To effectively harness the promise of geospatial epidemiology, future research must integrate more detailed spatial data, examine relationships with environmental and socioeconomic factors, and include clinical information such as tumour staging and treatment outcomes. Enhancing data systems, promoting interdisciplinary collaboration, and securing ongoing institutional and financial backing will be essential for converting research insights into successful cancer control strategies. Furthermore, this study lays the groundwork for understanding cancer trends in Central Serbia and creates opportunities for more targeted, equitable, and informed interventions. It is crucial to view cancer as a multifaceted challenge, encompassing medical, spatial, and social aspects, to achieve lasting health security and resilience.

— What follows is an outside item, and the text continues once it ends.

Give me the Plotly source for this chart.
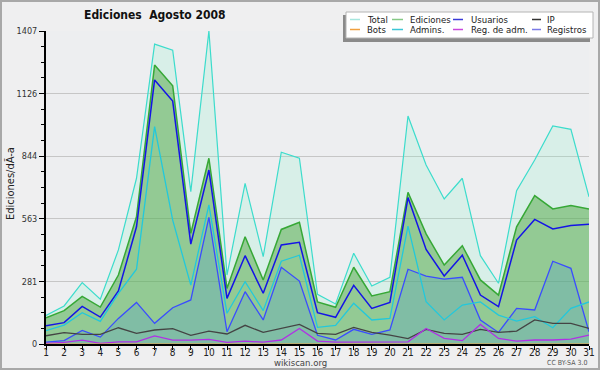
import plotly.graph_objects as go

days = list(range(1, 32))
total = [128, 171, 276, 201, 423, 745, 1348, 1321, 685, 1407, 310, 722, 393, 862, 835, 223,
         180, 408, 261, 300, 1025, 805, 652, 745, 397, 273, 689, 827, 980, 965, 662]
ediciones = [118, 150, 214, 166, 310, 572, 1254, 1161, 497, 835, 250, 482, 288, 515, 547, 189,
             165, 345, 216, 235, 682, 495, 355, 442, 288, 220, 527, 667, 607, 623, 607]
usuarios = [82, 96, 169, 121, 238, 527, 1187, 1092, 449, 782, 205, 397, 228, 445, 457, 141,
            120, 264, 160, 187, 658, 425, 306, 399, 220, 168, 467, 560, 517, 533, 538]
admins = [60, 85, 141, 102, 228, 336, 977, 557, 265, 625, 138, 280, 150, 372, 399, 75,
          84, 183, 108, 115, 530, 190, 108, 175, 189, 130, 103, 123, 73, 160, 189]
registros = [8, 15, 61, 31, 115, 187, 93, 163, 198, 569, 55, 235, 108, 345, 283, 39,
             18, 66, 43, 63, 336, 305, 292, 300, 108, 52, 160, 153, 372, 340, 55]
ip = [37, 51, 43, 43, 73, 48, 63, 69, 39, 58, 45, 84, 52, 70, 88, 48,
      43, 75, 52, 40, 24, 66, 48, 43, 66, 52, 58, 108, 93, 93, 70]
reg_adm = [3, 7, 17, 3, 10, 10, 36, 17, 17, 21, 7, 13, 8, 18, 70, 13,
           8, 8, 8, 8, 10, 70, 25, 15, 88, 25, 13, 18, 18, 22, 40]
bots = [0] * 31

y_ticks = [0, 281, 563, 844, 1126, 1407]
title_text = "Ediciones  Agosto 2008"
y_title = "Ediciones/dÃ-a"
legend_rows = [["Total", "Ediciones", "Usuarios", "IP"],
               ["Bots", "Admins.", "Reg. de adm.", "Registros"]]
legend_colors = {"Total": "#a6e6de", "Ediciones": "#86c986", "Usuarios": "#3a3ad8", "IP": "#333333",
                 "Bots": "#f0a040", "Admins.": "#3cc6d6", "Reg. de adm.": "#c848dc", "Registros": "#7a7ae6"}

FONT = "DejaVu Sans Condensed, Liberation Sans Narrow, DejaVu Sans, sans-serif"

# plot area geometry (pixels)
L, R, T, B = 46, 589, 31, 344
W, H = 600, 370


def px(x):
    return (x - L) / (R - L)


def py(y):
    return (B - y) / (B - T)


fig = go.Figure()


def add(name, y, color, width=1.2, fill=None, fillcolor=None):
    fig.add_trace(go.Scatter(x=days, y=y, name=name, mode="lines",
                             line=dict(color=color, width=width),
                             fill=fill, fillcolor=fillcolor,
                             hoverinfo="skip", showlegend=False))


add("Total", total, "#3cdccc", 1.2, "tozeroy", "rgba(133,244,200,0.2)")
add("Ediciones", ediciones, "#36a836", 1.5, "tozeroy", "rgba(77,166,64,0.5)")
add("Registros", registros, "#3a4cff", 1.3, "tozeroy", "rgba(71,151,216,0.25)")
add("Usuarios", usuarios, "#1414e6", 1.5)
add("Admins.", admins, "#22c8dc", 1.3)
add("IP", ip, "#444444", 1.3)
add("Reg. de adm.", reg_adm, "#b030e6", 1.3)
add("Bots", bots, "#f0a040", 1.0)

minor_vals = []
for a, b in zip(y_ticks[:-1], y_ticks[1:]):
    for k in (1, 2, 3):
        minor_vals.append(a + (b - a) * k / 4)

shapes = []
annotations = []

# outer frame
shapes.append(dict(type="rect", xref="paper", yref="paper", x0=px(1), x1=px(599), y0=py(369), y1=py(1),
                   line=dict(color="#a8a8a8", width=2), fillcolor="rgba(0,0,0,0)", layer="above"))

# legend box with shadow
shapes.append(dict(type="rect", xref="paper", yref="paper", x0=px(343), x1=px(590), y0=py(42), y1=py(15),
                   line=dict(width=0), fillcolor="#8a8a8a", layer="above"))
shapes.append(dict(type="rect", xref="paper", yref="paper", x0=px(346), x1=px(593), y0=py(38), y1=py(12),
                   line=dict(color="#b4b4b4", width=1), fillcolor="#ffffff", layer="above"))

col_line = [(350, 360), (392, 403), (453, 463), (532, 541)]
col_text = [365, 408, 469, 545]
row_y = [19.5, 29.5]
for r, row in enumerate(legend_rows):
    for c, name in enumerate(row):
        x0, x1 = col_line[c]
        shapes.append(dict(type="line", xref="paper", yref="paper", x0=px(x0), x1=px(x1),
                           y0=py(row_y[r]), y1=py(row_y[r]),
                           line=dict(color=legend_colors[name], width=1.5), layer="above"))
        annotations.append(dict(text=name, xref="paper", yref="paper", x=px(col_text[c]), y=py(row_y[r]),
                                xanchor="left", yanchor="middle", showarrow=False,
                                font=dict(family=FONT, size=9.5, color="#222222")))

annotations.append(dict(text="<b>" + title_text + "</b>", xref="paper", yref="paper",
                        x=px(155), y=py(15), xanchor="center", yanchor="middle", showarrow=False,
                        font=dict(family=FONT, size=12, color="#111111")))
annotations.append(dict(text=y_title, xref="paper", yref="paper", x=px(10), y=py(184),
                        xanchor="center", yanchor="middle", textangle=-90, showarrow=False,
                        font=dict(family=FONT, size=11, color="#222222")))
annotations.append(dict(text="wikiscan.org", xref="paper", yref="paper", x=px(300), y=py(362.5),
                        xanchor="center", yanchor="middle", showarrow=False,
                        font=dict(family=FONT, size=9.5, color="#444444")))
annotations.append(dict(text="CC BY-SA 3.0", xref="paper", yref="paper", x=px(589), y=py(363),
                        xanchor="right", yanchor="middle", showarrow=False,
                        font=dict(family=FONT, size=7, color="#555555")))

fig.update_layout(
    width=W, height=H, autosize=False,
    margin=dict(l=L, r=W - R, t=T, b=H - B, pad=0, autoexpand=False),
    paper_bgcolor="#efeff0", plot_bgcolor="#edeef0",
    showlegend=False,
    shapes=shapes, annotations=annotations,
    xaxis=dict(range=[1, 31], autorange=False, tickvals=days, ticks="outside", ticklen=4, tickcolor="#000",
               tickwidth=1, showline=True, linecolor="#000", linewidth=2, showgrid=False,
               zeroline=False, fixedrange=True, automargin=False, ticklabelstandoff=-6,
               tickfont=dict(family=FONT, size=10, color="#222")),
    yaxis=dict(range=[0, 1407], autorange=False, tickvals=y_ticks, ticktext=[str(v) for v in y_ticks],
               ticks="outside", ticklen=5, tickcolor="#000", tickwidth=1,
               showline=True, linecolor="#000", linewidth=2, automargin=False,
               showgrid=True, gridcolor="#c6c6c6", gridwidth=1, zeroline=False, fixedrange=True,
               minor=dict(tickvals=minor_vals, ticks="outside", ticklen=3, tickcolor="#000", showgrid=False),
               tickfont=dict(family=FONT, size=9, color="#333")),
)

fig.write_html("out.html", config={"displayModeBar": False, "responsive": False},
               post_script="document.body.style.margin='0';document.body.style.overflow='hidden';")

From a scientific perspective, this study demonstrates the value of applying non-parametric statistical methods and geospatial technologies to long-term epidemiological data, providing a replicable framework for analysing cancer trends in other regions with similar data limitations. It contributes to the expanding field of spatial epidemiology by bridging gaps between medical research, environmental science, and public health planning. On the other side, from a societal perspective, the findings demand immediate attention from policymakers and public health officials to tackle cancer not just as a medical issue, but also as an environmental and structural dilemma. These insights can help allocate resources, direct local interventions, and inform awareness initiatives focused on early detection and prevention, particularly for vulnerable populations such as women in underserved areas. Ensuring equitable access to healthcare, diagnostics, and preventive services is crucial for reducing geographic health disparities and strengthening the resilience of health systems against chronic disease challenges.